## GOAL OF THE EXERCISE:
Return each line of the data below verbatim; pictures are to be left out.

BEGIN PROVIDED MATERIAL

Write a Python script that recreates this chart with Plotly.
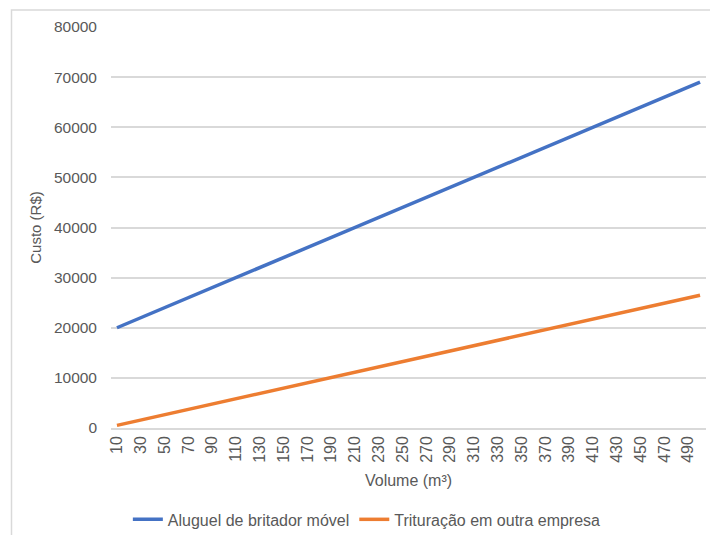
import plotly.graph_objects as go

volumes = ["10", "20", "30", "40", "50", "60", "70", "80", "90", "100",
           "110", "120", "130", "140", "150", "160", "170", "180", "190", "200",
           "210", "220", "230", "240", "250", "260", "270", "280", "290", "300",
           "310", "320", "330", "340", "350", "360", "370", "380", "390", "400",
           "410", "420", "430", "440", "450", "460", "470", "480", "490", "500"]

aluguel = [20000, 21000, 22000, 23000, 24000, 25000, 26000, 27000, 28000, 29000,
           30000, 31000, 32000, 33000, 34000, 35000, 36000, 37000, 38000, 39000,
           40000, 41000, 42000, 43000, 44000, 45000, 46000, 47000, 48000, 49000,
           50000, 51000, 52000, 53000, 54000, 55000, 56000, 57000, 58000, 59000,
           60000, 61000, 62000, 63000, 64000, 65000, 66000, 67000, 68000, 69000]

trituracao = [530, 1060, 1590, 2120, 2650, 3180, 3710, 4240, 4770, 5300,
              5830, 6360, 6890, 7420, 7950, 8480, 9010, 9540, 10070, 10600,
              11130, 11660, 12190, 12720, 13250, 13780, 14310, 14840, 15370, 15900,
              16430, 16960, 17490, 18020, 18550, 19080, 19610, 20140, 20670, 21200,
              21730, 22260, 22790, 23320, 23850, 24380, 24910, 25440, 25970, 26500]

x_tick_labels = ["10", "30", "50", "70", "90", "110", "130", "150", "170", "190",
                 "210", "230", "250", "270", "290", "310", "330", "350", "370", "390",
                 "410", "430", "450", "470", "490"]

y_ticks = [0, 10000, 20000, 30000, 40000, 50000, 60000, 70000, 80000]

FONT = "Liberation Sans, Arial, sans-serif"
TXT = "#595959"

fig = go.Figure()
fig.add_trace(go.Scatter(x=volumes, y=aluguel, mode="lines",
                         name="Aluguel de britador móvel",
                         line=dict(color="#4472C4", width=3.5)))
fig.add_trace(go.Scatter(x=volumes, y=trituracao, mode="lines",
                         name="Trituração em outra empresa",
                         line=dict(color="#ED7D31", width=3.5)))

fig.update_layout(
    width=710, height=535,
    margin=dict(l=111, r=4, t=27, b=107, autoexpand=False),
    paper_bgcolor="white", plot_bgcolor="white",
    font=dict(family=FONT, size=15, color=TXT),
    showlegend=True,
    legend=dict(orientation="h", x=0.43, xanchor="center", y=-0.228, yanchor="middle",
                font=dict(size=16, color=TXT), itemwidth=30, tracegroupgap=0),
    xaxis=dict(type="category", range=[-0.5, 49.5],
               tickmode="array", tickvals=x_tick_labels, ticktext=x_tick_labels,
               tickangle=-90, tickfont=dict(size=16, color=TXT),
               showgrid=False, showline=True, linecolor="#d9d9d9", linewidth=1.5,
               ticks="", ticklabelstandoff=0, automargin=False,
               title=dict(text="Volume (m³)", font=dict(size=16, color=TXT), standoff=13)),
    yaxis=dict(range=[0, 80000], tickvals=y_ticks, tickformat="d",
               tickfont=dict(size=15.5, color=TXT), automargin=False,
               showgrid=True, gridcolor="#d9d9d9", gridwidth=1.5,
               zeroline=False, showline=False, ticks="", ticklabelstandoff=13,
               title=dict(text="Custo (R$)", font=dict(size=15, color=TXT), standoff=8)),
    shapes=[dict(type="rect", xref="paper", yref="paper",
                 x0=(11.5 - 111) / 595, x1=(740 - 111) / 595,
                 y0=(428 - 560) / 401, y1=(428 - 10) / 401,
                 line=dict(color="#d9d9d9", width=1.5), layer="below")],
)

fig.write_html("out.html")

END PROVIDED MATERIAL

## SOLUTION:
Write a Python script that recreates this chart with Plotly.
import plotly.graph_objects as go

volumes = ["10", "20", "30", "40", "50", "60", "70", "80", "90", "100",
           "110", "120", "130", "140", "150", "160", "170", "180", "190", "200",
           "210", "220", "230", "240", "250", "260", "270", "280", "290", "300",
           "310", "320", "330", "340", "350", "360", "370", "380", "390", "400",
           "410", "420", "430", "440", "450", "460", "470", "480", "490", "500"]

aluguel = [20000, 21000, 22000, 23000, 24000, 25000, 26000, 27000, 28000, 29000,
           30000, 31000, 32000, 33000, 34000, 35000, 36000, 37000, 38000, 39000,
           40000, 41000, 42000, 43000, 44000, 45000, 46000, 47000, 48000, 49000,
           50000, 51000, 52000, 53000, 54000, 55000, 56000, 57000, 58000, 59000,
           60000, 61000, 62000, 63000, 64000, 65000, 66000, 67000, 68000, 69000]

trituracao = [530, 1060, 1590, 2120, 2650, 3180, 3710, 4240, 4770, 5300,
              5830, 6360, 6890, 7420, 7950, 8480, 9010, 9540, 10070, 10600,
              11130, 11660, 12190, 12720, 13250, 13780, 14310, 14840, 15370, 15900,
              16430, 16960, 17490, 18020, 18550, 19080, 19610, 20140, 20670, 21200,
              21730, 22260, 22790, 23320, 23850, 24380, 24910, 25440, 25970, 26500]

x_tick_labels = ["10", "30", "50", "70", "90", "110", "130", "150", "170", "190",
                 "210", "230", "250", "270", "290", "310", "330", "350", "370", "390",
                 "410", "430", "450", "470", "490"]

y_ticks = [0, 10000, 20000, 30000, 40000, 50000, 60000, 70000, 80000]

FONT = "Liberation Sans, Arial, sans-serif"
TXT = "#595959"

fig = go.Figure()
fig.add_trace(go.Scatter(x=volumes, y=aluguel, mode="lines",
                         name="Aluguel de britador móvel",
                         line=dict(color="#4472C4", width=3.5)))
fig.add_trace(go.Scatter(x=volumes, y=trituracao, mode="lines",
                         name="Trituração em outra empresa",
                         line=dict(color="#ED7D31", width=3.5)))

fig.update_layout(
    width=710, height=535,
    margin=dict(l=111, r=4, t=27, b=107, autoexpand=False),
    paper_bgcolor="white", plot_bgcolor="white",
    font=dict(family=FONT, size=15, color=TXT),
    showlegend=True,
    legend=dict(orientation="h", x=0.43, xanchor="center", y=-0.228, yanchor="middle",
                font=dict(size=16, color=TXT), itemwidth=30, tracegroupgap=0),
    xaxis=dict(type="category", range=[-0.5, 49.5],
               tickmode="array", tickvals=x_tick_labels, ticktext=x_tick_labels,
               tickangle=-90, tickfont=dict(size=16, color=TXT),
               showgrid=False, showline=True, linecolor="#d9d9d9", linewidth=1.5,
               ticks="", ticklabelstandoff=0, automargin=False,
               title=dict(text="Volume (m³)", font=dict(size=16, color=TXT), standoff=13)),
    yaxis=dict(range=[0, 80000], tickvals=y_ticks, tickformat="d",
               tickfont=dict(size=15.5, color=TXT), automargin=False,
               showgrid=True, gridcolor="#d9d9d9", gridwidth=1.5,
               zeroline=False, showline=False, ticks="", ticklabelstandoff=13,
               title=dict(text="Custo (R$)", font=dict(size=15, color=TXT), standoff=8)),
    shapes=[dict(type="rect", xref="paper", yref="paper",
                 x0=(11.5 - 111) / 595, x1=(740 - 111) / 595,
                 y0=(428 - 560) / 401, y1=(428 - 10) / 401,
                 line=dict(color="#d9d9d9", width=1.5), layer="below")],
)

fig.write_html("out.html")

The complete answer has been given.